Et le mythe Arthurien nous en apprend aussi beaucoup sur les diverses époques de sa formation, des origines à la maturité (XIIIe siècle), sur les valeurs de la société chevaleresque, sur l’avènement progressif d’une culture courtoise, d’un pouvoir royal construit autour de rituels (le sacre) et de lois, sur les arts de la guerre, sur les imaginaires des populations (Avalon, transposition romanesque de l’autre monde celtique, avec son pommier miraculeux… la pomme, toujours la pomme).
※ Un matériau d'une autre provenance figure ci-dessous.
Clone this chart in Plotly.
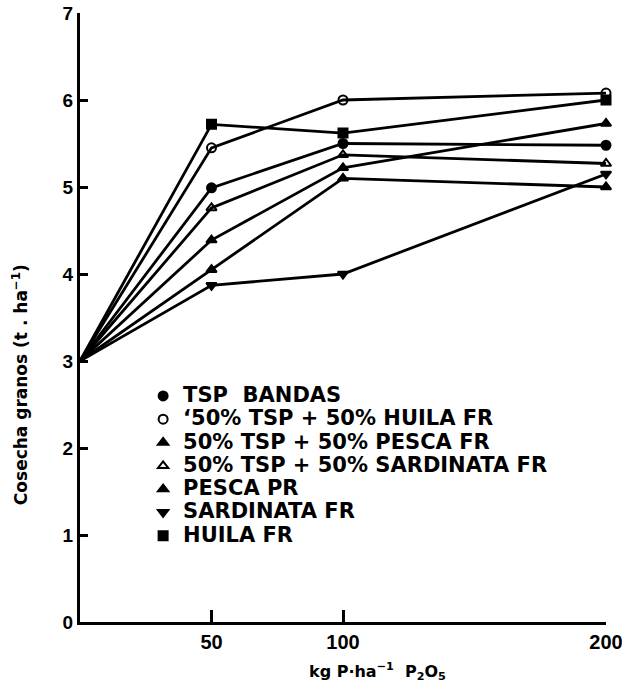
import plotly.graph_objects as go

# ---- data ----
doses = [0, 50, 100, 200]  # kg P.ha-1 P2O5

names = [
    "TSP  BANDAS",
    "‘50% TSP + 50% HUILA FR",
    "50% TSP + 50% PESCA FR",
    "50% TSP + 50% SARDINATA FR",
    "PESCA PR",
    "SARDINATA FR",
    "HUILA FR",
]
tsp_bandas = [3.0, 4.99, 5.50, 5.48]
tsp_huila = [3.0, 5.45, 6.00, 6.08]
tsp_pesca = [3.0, 4.39, 5.22, 5.73]
tsp_sardinata = [3.0, 4.76, 5.37, 5.27]
pesca_pr = [3.0, 4.05, 5.10, 5.00]
sardinata_fr = [3.0, 3.87, 4.00, 5.15]
huila_fr = [3.0, 5.72, 5.62, 6.00]

series = [tsp_bandas, tsp_huila, tsp_pesca, tsp_sardinata, pesca_pr, sardinata_fr, huila_fr]
symbols = ["circle", "circle-open", "triangle-up", "triangle-up-open",
           "triangle-up", "triangle-down", "square"]

y_ticks = [0, 1, 2, 3, 4, 5, 6, 7]
x_ticks = [50, 100, 200]

BLACK = "#000000"
fig = go.Figure()

# lines (no legend)
for name, vals in zip(names, series):
    fig.add_trace(go.Scatter(
        x=doses, y=vals, mode="lines",
        line=dict(color=BLACK, width=2.8),
        showlegend=False, hoverinfo="skip", cliponaxis=False,
    ))

# markers (with legend)
for name, vals, sym in zip(names, series, symbols):
    fig.add_trace(go.Scatter(
        x=doses[1:], y=vals[1:], mode="markers",
        name=f'<span style="font-size:21px">{name}</span>',
        marker=dict(symbol=sym, size=9, color=BLACK,
                    line=dict(color=BLACK, width=2)),
        cliponaxis=False,
    ))

fig.update_layout(
    width=622, height=683,
    margin=dict(l=80, r=16, t=13, b=61, autoexpand=False),
    paper_bgcolor="white", plot_bgcolor="white",
    font=dict(family="Liberation Sans, Arial, sans-serif", color=BLACK),
    showlegend=True,
    legend=dict(
        x=0.12, y=0.3985, xanchor="left", yanchor="top",
        xref="paper", yref="paper",
        font=dict(family="DejaVu Sans", size=15.6, weight="bold", color=BLACK),
        bgcolor="rgba(0,0,0,0)", borderwidth=0,
        tracegroupgap=0, itemwidth=30,
    ),
    xaxis=dict(
        range=[0, 200], tickvals=x_ticks, ticktext=[str(v) for v in x_ticks],
        showline=True, linecolor=BLACK, linewidth=3,
        ticks="inside", ticklen=12, tickwidth=2.5, tickcolor=BLACK,
        showgrid=False, zeroline=False, automargin=False,
        ticklabeloverflow="allow",
        tickfont=dict(family="Liberation Sans", size=20, weight="bold"),
    ),
    yaxis=dict(
        range=[0, 7], tickvals=y_ticks, ticktext=[str(v) for v in y_ticks],
        showline=True, linecolor=BLACK, linewidth=3,
        ticks="inside", ticklen=8, tickwidth=2.5, tickcolor=BLACK,
        showgrid=False, zeroline=False, automargin=False,
        ticklabeloverflow="allow",
        tickfont=dict(family="Liberation Sans", size=19, weight="bold"),
    ),
    annotations=[
        dict(text="Cosecha granos (t . ha<sup>−1</sup>)", textangle=-90,
             xref="paper", yref="paper", x=-0.114, y=0.389,
             xanchor="center", yanchor="middle", showarrow=False,
             font=dict(family="DejaVu Sans", size=17, weight="bold")),
        dict(text="kg P·ha<sup>−1</sup>  P<sub>2</sub>O<sub>5</sub>",
             xref="paper", yref="paper", x=0.565, y=-0.082,
             xanchor="center", yanchor="middle", showarrow=False,
             font=dict(family="DejaVu Sans", size=16, weight="bold")),
    ],
)

fig.write_html("out.html", config={"displayModeBar": False},
               post_script="document.body.style.margin='0';")
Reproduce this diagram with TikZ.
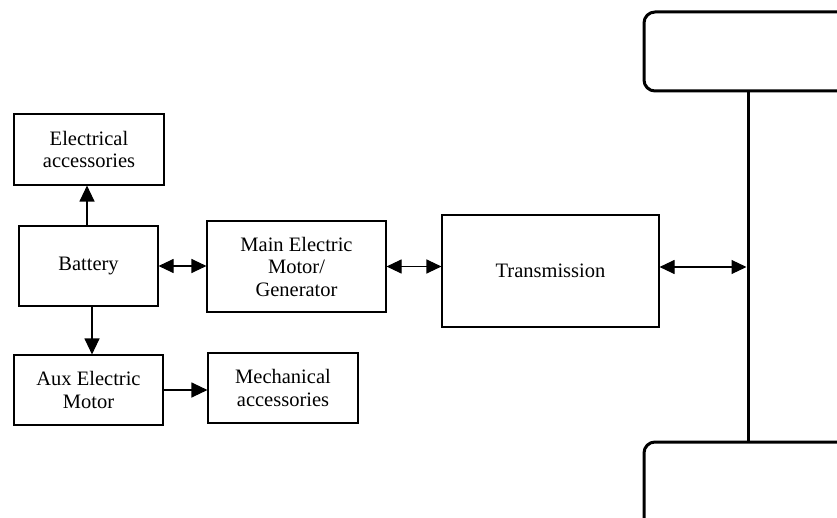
\documentclass[tikz,border=0pt]{standalone}
\usepackage{fontspec}
\setmainfont{Liberation Serif}
\usetikzlibrary{arrows.meta}
\begin{document}
\begin{tikzpicture}[x=1pt,y=-1pt,
  blk/.style={draw,line width=1.1pt,rectangle,align=center,inner sep=0pt,
    font=\fontsize{20.5}{22.5}\selectfont},
  wheel/.style={draw,line width=3pt,rectangle,rounded corners=11pt,inner sep=0pt},
  conn/.style={line width=1.1pt},
  tip/.style={-{Triangle[length=16pt,width=15pt]}},
  tips/.style={{Triangle[length=15pt,width=14pt]}-{Triangle[length=15pt,width=14pt]}}]
\useasboundingbox (0,0) rectangle (837,518);
\node[blk,minimum width=150pt,minimum height=71pt] (elec) at (89,149.5) {Electrical\\accessories};
\node[blk,minimum width=139pt,minimum height=80pt] (bat) at (88.5,266) {Battery};
\node[blk,minimum width=179pt,minimum height=91pt] (main) at (296.5,266.5) {Main Electric\\Motor/\\Generator};
\node[blk,minimum width=149pt,minimum height=70pt] (aux) at (88.5,390) {Aux Electric\\Motor};
\node[blk,minimum width=150pt,minimum height=70pt] (mech) at (283,388) {Mechanical\\accessories};
\node[blk,minimum width=217pt,minimum height=112pt] (trans) at (550.5,271) {Transmission};
\node[wheel,minimum width=208pt,minimum height=79pt] (wtop) at (748,51.5) {};
\node[wheel,minimum width=208pt,minimum height=98pt] (wbot) at (748,491) {};
\draw[line width=3pt] (wtop.south) -- (wbot.north);
\coordinate (axl) at ([yshift=4pt]trans.east -| wtop.south);
\draw[conn,tip] ([xshift=-1.5pt]bat.north) -- ([xshift=-1.5pt]bat.north |- elec.south);
\draw[conn,tip] ([xshift=3.5pt]bat.south) -- ([xshift=3.5pt]bat.south |- aux.north);
\draw[conn,tips] (bat.east) -- (bat.east -| main.west);
\draw[conn,tip] (aux.east) -- (aux.east -| mech.west);
\draw[conn,tips] (main.east) -- (main.east -| trans.west);
\draw[conn,tips] ([yshift=4pt]trans.east) -- ([xshift=-1.5pt]axl);
\end{tikzpicture}
\end{document}
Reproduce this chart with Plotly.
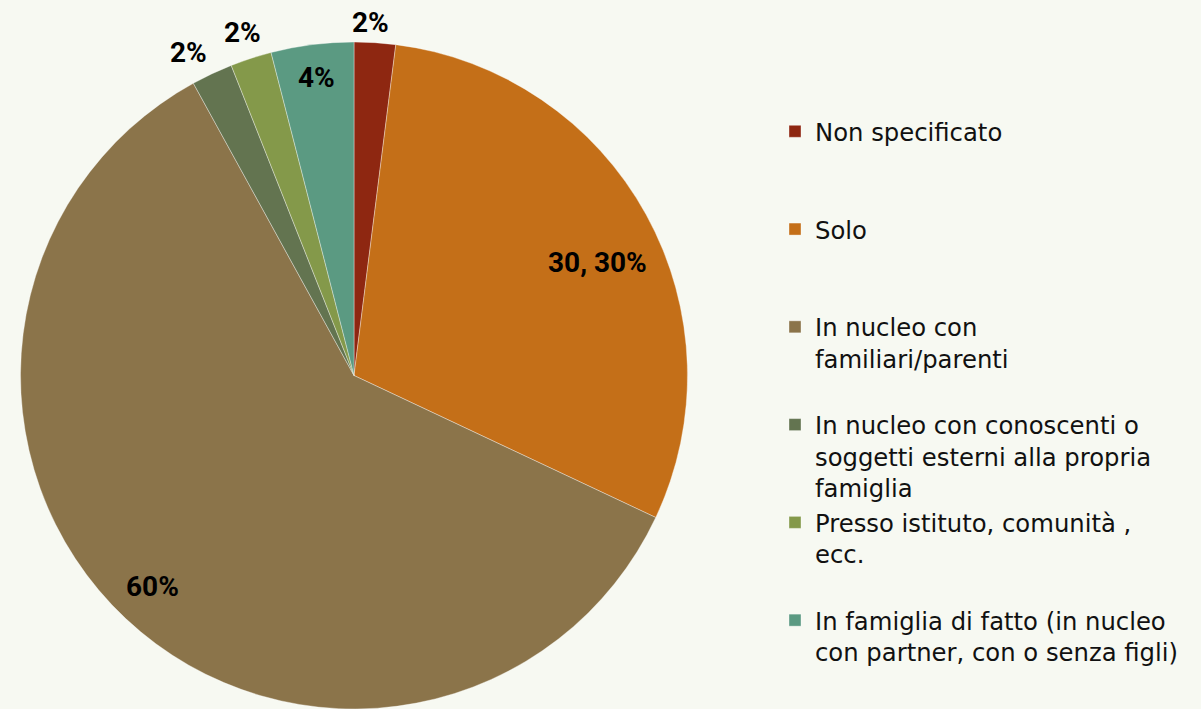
import math
import plotly.graph_objects as go

# ---- data ----
categories = [
    "Non specificato",
    "Solo",
    "In nucleo con<br>familiari/parenti",
    "In nucleo con conoscenti o<br>soggetti esterni alla propria<br>famiglia",
    "Presso istituto, comunità ,<br>ecc.",
    "In famiglia di fatto (in nucleo<br>con partner, con o senza figli)",
]
values = [2, 30, 60, 2, 2, 4]
colors = ["#8e2711", "#c46f18", "#8b744a", "#637450", "#84994a", "#5b9a82"]
show_value = [False, True, False, False, False, False]
label_radius = [1.06, 0.805, 0.875, 1.088, 1.08, 0.90]
label_angle_shift = [-1.0, 3.8, 0.5, -2.0, 0.0, 0.0]  # degrees

W, H = 1201, 709
CX, CY, R = 354.0, 375.5, 333.5  # pie centre / radius in px

# pad legend entries to 3 lines so items are evenly spaced
def pad(lbl, n=3):
    k = lbl.count("<br>") + 1
    return lbl + "<br> " * (n - k)

legend_labels = [pad(c) for c in categories[:-1]] + [categories[-1]]

fig = go.Figure()
fig.add_trace(go.Pie(
    labels=legend_labels,
    values=values,
    sort=False,
    direction="clockwise",
    rotation=0,
    marker=dict(colors=colors, line=dict(color="rgba(255,255,255,0.45)", width=0.8)),
    textinfo="none",
    hoverinfo="label+value+percent",
    domain=dict(x=[(CX - R) / W, (CX + R) / W], y=[0, 1 - (CY - R) / H]),
))

# data labels, positioned from slice mid-angles
total = sum(values)
cum = 0
annotations = []
for v, sv, f, da in zip(values, show_value, label_radius, label_angle_shift):
    mid = (cum + v / 2) / total * 2 * math.pi + math.radians(da)
    cum += v
    pct = round(v / total * 100)
    txt = f"{v}, {pct}%" if sv else f"{pct}%"
    px = CX + f * R * math.sin(mid)
    py = CY - f * R * math.cos(mid)
    annotations.append(dict(
        x=px / W, y=1 - py / H, xref="paper", yref="paper",
        text=txt, showarrow=False, xanchor="center", yanchor="middle",
        font=dict(family="Roboto", size=28, color="#000000", weight="bold"),
    ))

fig.update_layout(
    width=W, height=H,
    margin=dict(l=0, r=0, t=0, b=0, autoexpand=False),
    paper_bgcolor="#f7f9f2",
    plot_bgcolor="#f7f9f2",
    annotations=annotations,
    showlegend=True,
    legend=dict(
        x=775 / W, y=1 - 109 / H, xanchor="left", yanchor="top",
        font=dict(family="DejaVu Sans", size=24.3, color="#111111"),
        valign="top", tracegroupgap=0, bgcolor="rgba(0,0,0,0)",
    ),
)

fig.write_html("out.html", config={"displayModeBar": False},
               post_script="document.body.style.margin='0';")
On y croise bien sûr quelques autres personnalités, tel Merlin (dédoublé à l’origine, entre un Merlin Sylvestre et un Merlin Ambroise), Keu, Gauvain… et surtout des mécènes, comme le roi Henri II Plantagenêt, introducteur de la matière de Bretagne sur le continent, ou encore Richard Cœur de Lion, qui joue de la comparaison avec Arthur, promu «roi d’Angleterre»… Le roi Arthur, outil de propagande politique ? Un mythe qui fait école et qui, né dans le paganisme celtique, finit instrumentalisé comme outil de conversion par le christianisme (avec l’invention du Graal comme figuration de l’Eucharistie).

Avec cette Légende du roi Arthur, on est donc au confluent de l’histoire culturelle et littéraire médiévale (et l’auteur consacre de longs développements à l’œuvre et la carrière de Geoffroi de Monmouth et Chrétien de Troyes), de l’histoire des mentalités et des identités nationales. Une histoire manifestement complexe, que Martin Aurell manie avec habileté, sachant explorer la littérature d’alors, alternant érudition et vaste synthèse : on ressort de cet ouvrage touffus, parfois austère, parfois ébouriffant de réflexion, avec l’impression, rare, d’avoir assisté à la naissance et d’avoir suivi la fortune, au sens romain du terme, d’un mythe politique majeur.